American French-Bashing (December 12, 2005)
Corresponent Christophe Coindy speculated rather reasonably whether the Iraq war-inspired "French-bashing" by Americans is actually more intense than the anti-Americanism to be found in France. Christophe pointed to websites such as f***france.com as evidence that the greater venom may well be found in America.
As an observer of the American scene, I see the following issues in play regarding "French-bashing": (please note these are observations, not my personal beliefs)
The "DeGaulle" rather famously took 11 years to build and cost more than the much larger and more capable U.S. carriers. As other pretenders to the "great power" throne have found ( to wit, India and China), an aircraft carrier makes a dandy "symbol" of military prestige--but if you don't have the battle group and complex communications network required to protect your carrier, then it is no more than a large, invitingly vulnerable target in a shooting war.
The Chinese, for instance, are known to be counting on their large submarine fleet to sink U.S. carriers should war break out in the Taiwan Straights. Hopefully we will never have to find out if the U.S. has sufficient anti-submarine capabilities to counter this threat, but we can predict that the aspiring "great powers" (France, India and China) will be forced to keep their carriers safely in port should they actually engage in a naval shooting war; a few million-dollar torpedos or anti-ship missiles could disable their $4 billion "symbol" of power in short order.
For the record, the U.S. Navy maintains 12 carrier groups; its chief aircraft carrier is the Nimitz class, 102,000 tons (the "DeGaulle" is 38,000 tons) with 72 aircraft of five types (strike, fighter, communications, suppression, anti-submarine); the "DeGaulle" carries 40 aircraft of three types.
Not to belabor the point too much, but it is widely known in NATO circles that the E.U. nations are simply too poorly equipped to actually collaborate with the U.S. military on anything but routine "exercises." They lack the comm-links necessary to access the satellite, E-2, AWACS etc. network the U.S. depends on for battlefield intelligence and communication, and they do not own the transport needed to bring the vast "logistical tail" of a modern military to bear on any battle farther than their own shores. The EU nations have to hire Russian transport planes just to project their military forces beyond their own borders.

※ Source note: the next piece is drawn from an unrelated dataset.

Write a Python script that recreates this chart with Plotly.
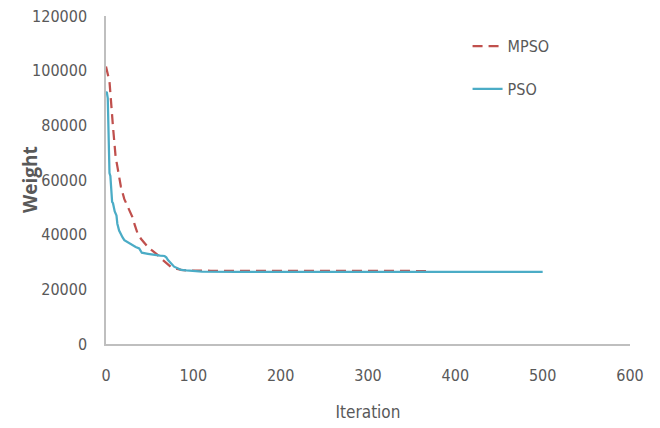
import plotly.graph_objects as go

# MPSO convergence (iteration, weight)
mpso_iter = [0, 2, 4, 8, 11, 13, 17, 21, 25, 30, 33, 36, 40, 44, 48, 52, 56, 59, 63, 67, 71, 74, 80, 86, 95, 105, 120, 150, 200, 250, 300, 340, 370]
mpso_weight = [101500, 99000, 96000, 79500, 68500, 65000, 57600, 53000, 50200, 46600, 43500, 40600, 38500, 36900, 35500, 34400, 33400, 32600, 31300, 30100, 29000, 28300, 27600, 27100, 26900, 26800, 26800, 26800, 26800, 26800, 26800, 26700, 26700]

# PSO convergence (iteration, weight)
pso_iter = [0, 1, 2, 3, 4, 5, 6, 7, 8, 10, 12, 13, 15, 17, 19, 21, 25, 29, 34, 38, 40, 41, 48, 55, 62, 67, 69, 71, 74, 78, 82, 86, 92, 97, 110, 150, 200, 250, 300, 350, 400, 450, 500]
pso_weight = [92300, 92000, 90000, 75000, 62500, 61500, 57000, 52000, 51500, 48500, 47000, 44000, 41500, 40000, 39000, 38000, 37200, 36200, 35500, 35000, 34200, 33400, 33000, 32600, 32300, 32200, 31700, 30700, 29500, 28300, 27700, 27100, 26900, 26800, 26500, 26400, 26400, 26400, 26400, 26400, 26400, 26400, 26400]

x_ticks = [0, 100, 200, 300, 400, 500, 600]
y_ticks = [0, 20000, 40000, 60000, 80000, 100000, 120000]
y_tick_labels = ["0", "20000", "40000", "60000", "80000", "100000", "120000"]

FONT = "DejaVu Sans Condensed, Liberation Sans Narrow, Open Sans, sans-serif"
GRAY = "#595959"

fig = go.Figure()
fig.add_trace(go.Scatter(
    x=mpso_iter, y=mpso_weight, mode="lines", name="MPSO",
    line=dict(color="#C0504D", width=2.25, dash="10px,6px"),
    legendgroup="a",
))
fig.add_trace(go.Scatter(
    x=pso_iter, y=pso_weight, mode="lines", name="PSO",
    line=dict(color="#4BACC6", width=2.25),
    legendgroup="b",
))

fig.update_layout(
    width=652, height=420,
    margin=dict(l=98, r=30, t=8, b=84, autoexpand=False),
    paper_bgcolor="white", plot_bgcolor="white",
    font=dict(family=FONT, color=GRAY, size=16),
    showlegend=True,
    legend=dict(x=0.69, y=0.96, xanchor="left", yanchor="top",
                tracegroupgap=19, font=dict(size=16, color=GRAY),
                bgcolor="rgba(0,0,0,0)"),
    xaxis=dict(
        range=[0, 600], tickvals=x_ticks, showgrid=False, zeroline=False,
        showline=True, linecolor="#BFBFBF", linewidth=1.5,
        ticks="", ticklabelstandoff=16, automargin=False,
        tickfont=dict(size=16, color=GRAY, family=FONT),
        title=dict(text="Iteration", font=dict(size=17, color=GRAY, family=FONT), standoff=22),
    ),
    yaxis=dict(
        range=[0, 120000], tickvals=y_ticks, ticktext=y_tick_labels,
        showgrid=False, zeroline=False,
        showline=True, linecolor="#BFBFBF", linewidth=1.5,
        ticks="", ticklabelstandoff=14, automargin=False,
        ticklabeloverflow="allow",
        tickfont=dict(size=16, color=GRAY, family=FONT),
    ),
    annotations=[dict(
        text="<b>Weight</b>", textangle=-90, showarrow=False,
        xref="paper", yref="paper", x=-0.145, y=0.5,
        xanchor="center", yanchor="middle",
        font=dict(size=19, color=GRAY, family="Open Sans, sans-serif"),
    )],
)

fig.write_html("out.html")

Bottom line: if you can't actually project any military power beyond the horizon, then what good are all the expensive symbols of "military might"? Imagine, if you will, the U.S deciding not to respond when Saddam took Kuwait, and the E.U. saying, "This will not stand." Oh really? And what leverage would the E.U. have wielded against Saddam? Waving their fingers very sternly?
As for the French seat on the U.N. Security Council, virtually the entire world views this as a Cold War anachronism; objective observers agree that the E.U. as a whole should have one seat, and the other members should be the other large powers: India, China, Russia and the U.S.
In other words, the French have gone out of their way to not just decline support, but to actively counter U.S. policy, even when the impact on the French nation was minimal. That is, they had no pony in the show, but they tried to run the show nonetheless. Needless to say, this did not endear them to Americans.
Such blatant hypocrisy is rarely endearing, no matter what the source.
On these same lines, the huge contracts French and German companies had with Saddam's regime were not lost on Americans; indeed, it seemed rather obvious that French and German tolerance of Saddam's regime had a decidely commercial benefit. If that isn't hypocrisy, what is?
France is also famously protective of its home markets and farm subsidies, yet it seeks at every turn to export its goods and services in a "free trade" setting. If that isn't mercantile hypocrisy, then what is?
Americans are rather used to self-criticism; few Americans defend the injustices and imbalances so glaringly present in American society. They disagree only on the solutions. Thus, Americans quickly run out of patience with nations who appear to lack the same capacity for self-critique that we do, and for those who prefer to lecture us rather than themselves.
Perhaps Americans view France as an especially prideful part of a Europe whose power and influence is in decline, a Europe which defines itself less by what it is for than by what it is against. Is this fair? Perhaps not, but the perception may have some truth in it nonetheless.